I haven't heard from users directly reporting long CA timeouts with spec,
though I have heard of problems thought to be CA related--I think BESSRC
may have seen some of this.

I agree that applications should not be expected to fix problems with network 
hardware, although they should make as much use as they can of error returns
and connection-management messages from CA.

I talked with Gerry yesterday, and have the impression that spec's doing the
right things (I'm not a CA guru): when it does a ca_put() or ca_get() (the
non-callback version) it calls ca_pend_io() with a user-specified timeout.
It's ok for this timeout to be quite long, because ca_pend_io() will return
as soon as it receives server replies to all the outstanding non-callback
requests.  Also, spec calls ca_pend_event() frequently (with a very short
time value, because ca_pend_event() will never return before the specified time
has elapsed), so CA should be getting enough processor time to do its business.

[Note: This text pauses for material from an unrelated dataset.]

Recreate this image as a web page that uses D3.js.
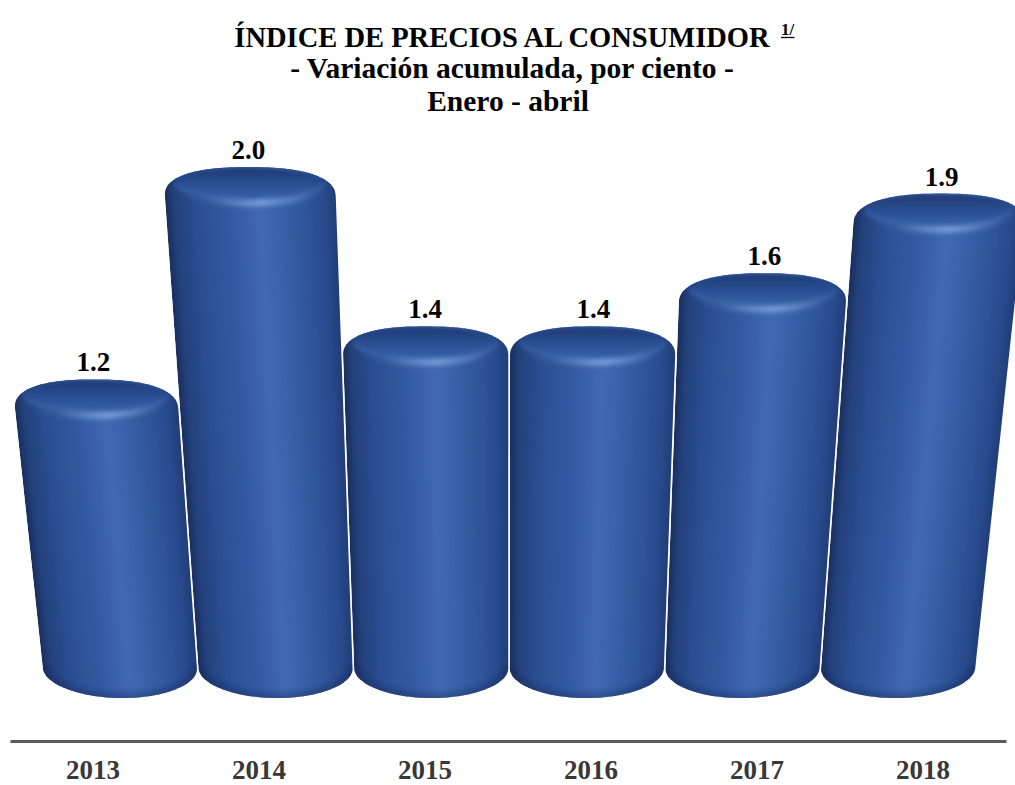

My understanding is that it's possible for CA to simply not send some messages
if it's 'send' buffer runs out of space and new messages continue to be added.
It's also possible for CA to get insufficient CPU time to handle all the
messages it's intended to handle.  This could mean that a request doesn't
get sent, that a sent request doesn't get received, that an acknowledge doesn't
get sent, or that a sent acknowledge doesn't get received.  As you note, there
doesn't seem to be a way for the client always to know what has occurred.  What
could a client do in this case other than complain to the user or retry the
operation (if the operation /can/ be retried)?

My feeling is that we could spend an awful lot of time researching how to make
things more robust, or spend a lot less time making sure we run in a regime in
which CA is known already to behave robustly--i.e., unsaturated network,
unsaturated processor, ample memory, and tested network hardware.  Either of
these routes should get us to an acceptably low error rate.

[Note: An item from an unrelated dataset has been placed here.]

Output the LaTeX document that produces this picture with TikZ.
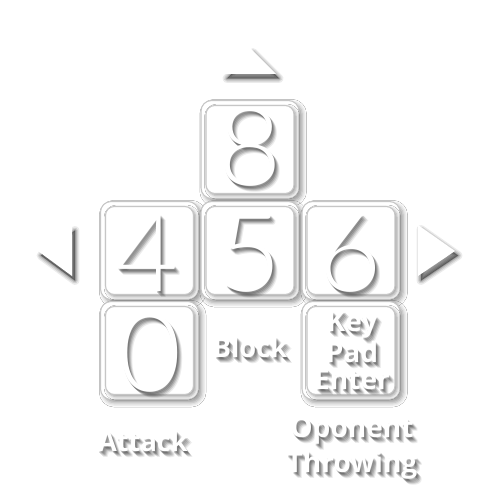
\documentclass[tikz,border=0pt]{standalone}
\usepackage{fontspec}
\usetikzlibrary{calc,shadows.blur}
\newfontfamily\thinfont{Lato Light}
\newfontfamily\boldfont{Open Sans Bold}
\newcommand\stext[4]{%
  \foreach \dx/\dy/\op in {1/2/0.18,2/3/0.18,3/4/0.15,4/5/0.12,5/6/0.08}
    \node[text=black,opacity=\op,font=#3,align=center,inner sep=0pt] at ($(#2)+(\dx,\dy)$) {#4};
  \node[text=white,font=#3,align=center,inner sep=0pt] (#1) at (#2) {#4};}
\newcommand\stri[1]{%
  \foreach \w/\op in {5/0.08,3.5/0.1,2/0.13,0.8/0.16}
    \filldraw[black,opacity=\op,line width=\w pt,line join=round,shift={(3,4.5)}] #1;
  \fill[white] #1;}
\tikzset{
  outerkey/.style={draw=gray!45,line width=0.6pt,fill=white,rounded corners=6pt,
    minimum width=1.96cm,minimum height=1.96cm,inner sep=0pt,
    blur shadow={shadow xshift=1.8pt,shadow yshift=-1.8pt,shadow blur radius=2.5pt,shadow opacity=40}},
  innerkey/.style={draw=gray!45,line width=0.6pt,fill=white,rounded corners=5pt,
    minimum width=1.76cm,minimum height=1.76cm,inner sep=0pt,
    blur shadow={shadow xshift=1.2pt,shadow yshift=-1.2pt,shadow blur radius=2pt,shadow opacity=40}},
}
\begin{document}
\begin{tikzpicture}[x=0.02cm,y=-0.02cm]
\useasboundingbox[fill=white] (0,0) rectangle (500,500);
% keys
\foreach \n/\x/\y in {8/250/149.5,4/149.5/250.5,5/250/250.5,6/351/250.5,0/149.5/350.5,E/351/350.5}{
  \node[outerkey] (o\n) at (\x,\y) {};
  \node[innerkey] (i\n) at (\x,\y) {};
}
% digits
\stext{d8}{250,147}{\thinfont\fontsize{62}{62}\selectfont}{8}
\stext{d4}{147,253}{\thinfont\fontsize{62}{62}\selectfont}{4}
\stext{d5}{250,253}{\thinfont\fontsize{62}{62}\selectfont}{5}
\stext{d6}{350,253}{\thinfont\fontsize{62}{62}\selectfont}{6}
\stext{d0}{150,353}{\thinfont\fontsize{62}{62}\selectfont}{0}
% enter text
\stext{kkey}{352,325}{\boldfont\fontsize{16}{18}\selectfont}{Key}
\stext{kpad}{352,352}{\boldfont\fontsize{16}{18}\selectfont}{Pad}
\stext{kent}{352,380}{\boldfont\fontsize{16}{18}\selectfont}{Enter}
% labels
\stext{lblock}{250,347}{\boldfont\fontsize{15.5}{18}\selectfont}{Block}
\stext{lattack}{143,441}{\boldfont\fontsize{15.5}{18}\selectfont}{Attack}
\stext{lopo}{352,431}{\boldfont\fontsize{16}{18}\selectfont}{Oponent}
\stext{lthrow}{352,465}{\boldfont\fontsize{16}{18}\selectfont}{Throwing}
% triangles
\stri{(224,74) -- (250,48) -- (276,74) -- cycle}
\stri{(72,226) -- (38,251) -- (72,276) -- cycle}
\stri{(418,225) -- (455,251) -- (418,276) -- cycle}
\end{tikzpicture}
\end{document}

> > -----Original Message-----
> > From: Gerry Swislow
> > To: Tom Trainor
> > Sent: 11/17/2002 10:01 AM
> > Subject: Re:
> >
> > Hi Tom,
> >
> > With respect to the proposed retries, is the suggestion that I should
> > simply do a one or more additional ca_pend_event() calls if the first
> > one times out, or should there be additional action taken, such as a
> > call to ca_clear_channel()?
> >
> > I'd like to test whether such a change has any effect before updating
> > help files and so forth.  There would have to be an epics_par(chan,
> > 'retries', val) call to turn on the feature for individual process
> > variables and possibly a spec_par('epics_retries', val) if
> > the feature
> > should be available to assign global defaults for all EPICS PVs.
> >
> > Or the behavior could always be to retry with no configuration
> > necessary ...  Do the EPICS gurus have an opinion?
> >
> > Regards,
> >
> > Gerry
> >

-- 
Tim Mooney (mooney@aps.anl.gov) (630)252-5417
Beamline Controls & Data Acquisition Group
Advanced Photon Source, Argonne National Lab